Returning to Corinthians, I would suggest that we need to far more often return to the innocence of the child, and speak like the child. Ask the “why” questions. Do so until the so called adults can provide an explanation that is beyond “because.” Think like a child. That is be curious, creative, and uninhibited. Reason like a child. This is not to say be a child. How does a child “reason?” A child reasons from a position of unmitigated curiosity and often a dearth of data. This juxtaposition leads the child’s reasoning model in which all presumptions are questioned and all conclusions must be supported by facts. Whether the answer is acceptable to the child is dependent upon the acceptance of each fact upon which the conclusion supposedly rests.

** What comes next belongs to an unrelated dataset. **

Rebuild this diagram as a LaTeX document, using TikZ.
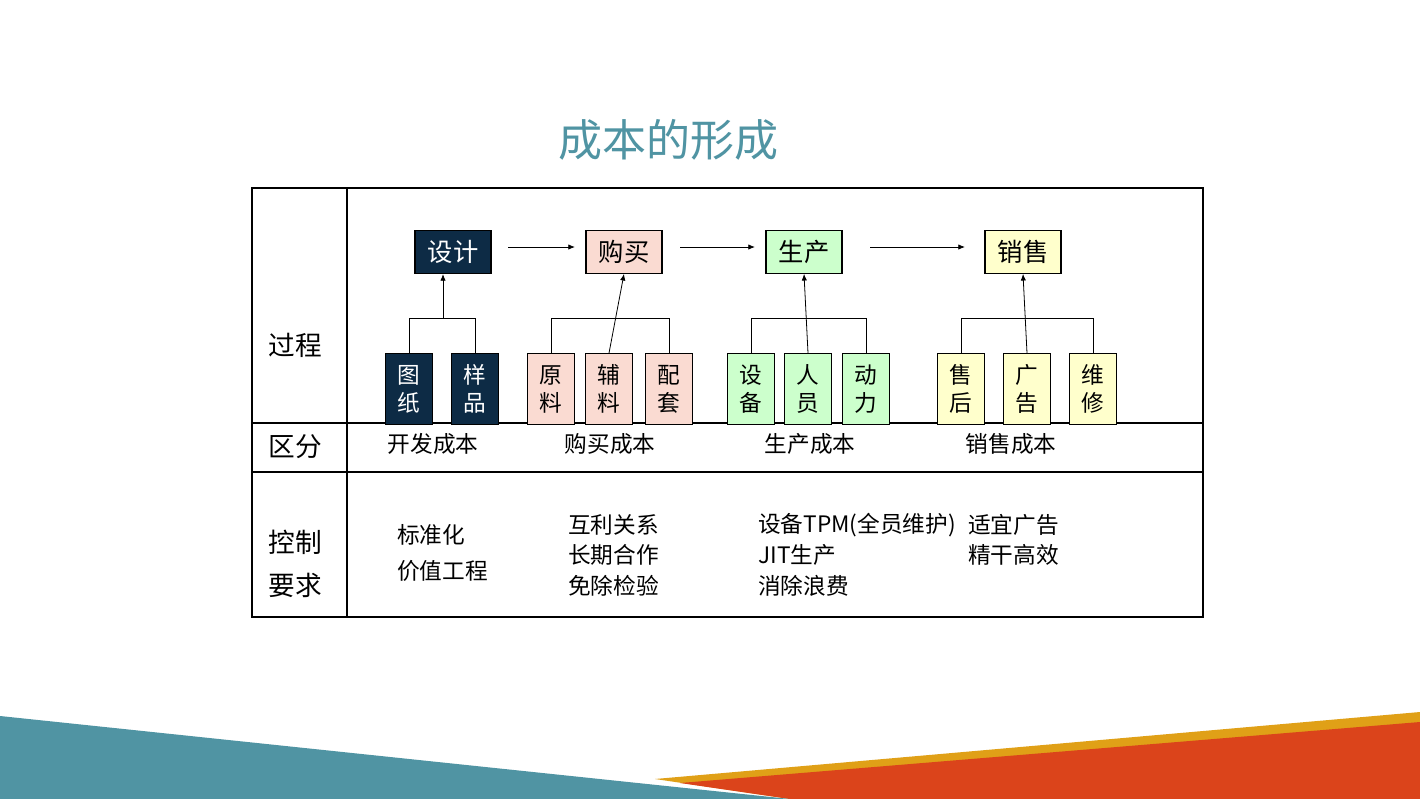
\documentclass[tikz,border=0pt]{standalone}
\usepackage{fontspec}
\setmainfont{Noto Sans CJK SC}
\usetikzlibrary{arrows.meta}
\definecolor{navy}{HTML}{0D2B45}
\definecolor{pinkf}{HTML}{FADBD2}
\definecolor{greenf}{HTML}{CCFFCC}
\definecolor{yellf}{HTML}{FFFFCC}
\definecolor{teal}{HTML}{5094A3}
\definecolor{gold}{HTML}{E0A017}
\definecolor{redo}{HTML}{DB441B}
\tikzset{
 top/.style={draw=black,line width=0.8pt,minimum width=57pt,minimum height=32pt,inner sep=0pt,font=\fontsize{19}{22}\selectfont},
 sub/.style={draw=black,line width=0.8pt,minimum width=35pt,minimum height=53pt,inner sep=0pt,align=center,font=\fontsize{17}{21}\selectfont},
 lab/.style={font=\fontsize{20}{24}\selectfont,align=left},
 txt/.style={font=\fontsize{17}{20}\selectfont,anchor=west,inner sep=0pt},
 arr/.style={-{Latex[length=5pt,width=4pt]},line width=0.6pt},
 ln/.style={line width=0.6pt}
}
\begin{document}
\begin{tikzpicture}[x=0.75pt,y=-0.75pt]
\useasboundingbox (0,0) rectangle (1420,799);
\fill[white] (0,0) rectangle (1420,799);
% banner
\fill[gold] (655,779) -- (1420,712) -- (1420,799) -- (790,799) -- cycle;
\fill[redo] (680,783) -- (1420,722) -- (1420,799) -- (790,799) -- cycle;
\fill[teal] (0,716) -- (790,799) -- (0,799) -- cycle;
% title
\node[text=teal,font=\fontsize{33}{38}\selectfont] (title) at (668,140) {成本的形成};
% table
\draw[line width=0.8pt] (252,423) -- (1203,423) (252,472) -- (1203,472) (347,188) -- (347,617);
\draw[line width=1.6pt] (252,188) rectangle (1203,617);
\node[lab] (l1) at (295,345) {过程};
\node[lab] (l2) at (295,447) {区分};
\node[lab,font=\fontsize{20}{32}\selectfont] (l3) at (295,564) {控制\\要求};
% top nodes
\node[top,fill=navy,text=white] (d) at (453,252) {设计};
\node[top,fill=pinkf] (g) at (624,252) {购买};
\node[top,fill=greenf] (s) at (804,252) {生产};
\node[top,fill=yellf] (x) at (1023,252) {销售};
\draw[arr] (508,247) -- (575,247);
\draw[arr] (680,247) -- (755,247);
\draw[arr] (870,247) -- (965,247);
% sub nodes
\node[sub,fill=navy,text=white] (d1) at (409,389) {图\\纸};
\node[sub,fill=navy,text=white] (d2) at (475,389) {样\\品};
\node[sub,fill=pinkf] (g1) at (551,389) {原\\料};
\node[sub,fill=pinkf] (g2) at (609,389) {辅\\料};
\node[sub,fill=pinkf] (g3) at (669,389) {配\\套};
\node[sub,fill=greenf] (s1) at (751,389) {设\\备};
\node[sub,fill=greenf] (s2) at (808,389) {人\\员};
\node[sub,fill=greenf] (s3) at (866,389) {动\\力};
\node[sub,fill=yellf] (x1) at (961,389) {售\\后};
\node[sub,fill=yellf] (x2) at (1027,389) {广\\告};
\node[sub,fill=yellf] (x3) at (1093,389) {维\\修};
% connectors
\draw[ln] (d1.north) |- (475,318) -- (d2.north);
\draw[arr] (443,318) -- (443,274);
\draw[ln] (g1.north) |- (669,318) -- (g3.north);
\draw[arr] (g2.north) -- (g.south);
\draw[ln] (s1.north) |- (866,318) -- (s3.north);
\draw[arr] (s2.north) -- (s.south);
\draw[ln] (x1.north) |- (1093,318) -- (x3.north);
\draw[arr] (x2.north) -- (x.south);
% row 2
\node[font=\fontsize{17}{20}\selectfont] (c1) at (433,444) {开发成本};
\node[font=\fontsize{17}{20}\selectfont] (c2) at (610,444) {购买成本};
\node[font=\fontsize{17}{20}\selectfont] (c3) at (810,444) {生产成本};
\node[font=\fontsize{17}{20}\selectfont] (c4) at (1011,444) {销售成本};
% row 3
\node[txt] (t1) at (397,535) {标准化};
\node[txt] (t2) at (397,571) {价值工程};
\node[txt] (t3) at (568,525) {互利关系};
\node[txt] (t4) at (568,555) {长期合作};
\node[txt] (t5) at (568,586) {免除检验};
\node[txt] (t6) at (758,525) {设备TPM(全员维护)};
\node[txt] (t7) at (758,555) {JIT生产};
\node[txt] (t8) at (758,586) {消除浪费};
\node[txt] (t9) at (968,525) {适宜广告};
\node[txt] (t10) at (968,555) {精干高效};
\end{tikzpicture}
\end{document}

Last week the Chairman of the Federal Communication Commission (FCC) wrote a letter to the Federal Aviation Administration (FAA). Essentially, the FCC points out that there is absolutely no evidence that any portable electronic device can interfere in any way with any aircraft. The FAA’s own research fails to prove any foundation for the electronic device ban. Turns out there have been many times that passengers did not power-off their devices. Likewise, it turns out that none of those instances has resulted in any interference or mishap. Although claims of interference have been made by Boeing and others, no one has ever been able to replicate these instances. Furthermore, the ban on all electronic devices, some of which do not even transmit a signal such as a DVD player, is simply inexplicable. It is encouraging to see a Federal leader ask the “why” question. It is hoped that she will not accept the “because” answer that I provided my kids when explaining the inexplicable. Perhaps this FAA policy will be reconsidered in light of the absolute and complete dearth of data to support it?
To progress and grow, we must deny the efficacy of laddership and insist on the progress of leadership. That one is higher on the ladder, that it is this person’s “turn,” does not select the best leaders. A leader must have ideas, must question what others accept as assumptions of fact, and must focus the analysis on both the status quo and the potential for change. Are you a leader, a follower, or a “jester?”
Change for the sake of change, however, brings no value. First and foremost, our actions must be focused on bringing value. What goal are we striving for, and does that goal merit our effort? Is the goal appropriate and worthy? Within the filter of this touchstone, we must question why we do what we do. From where do our processes come? Are they the best, most efficient, processes to our goal?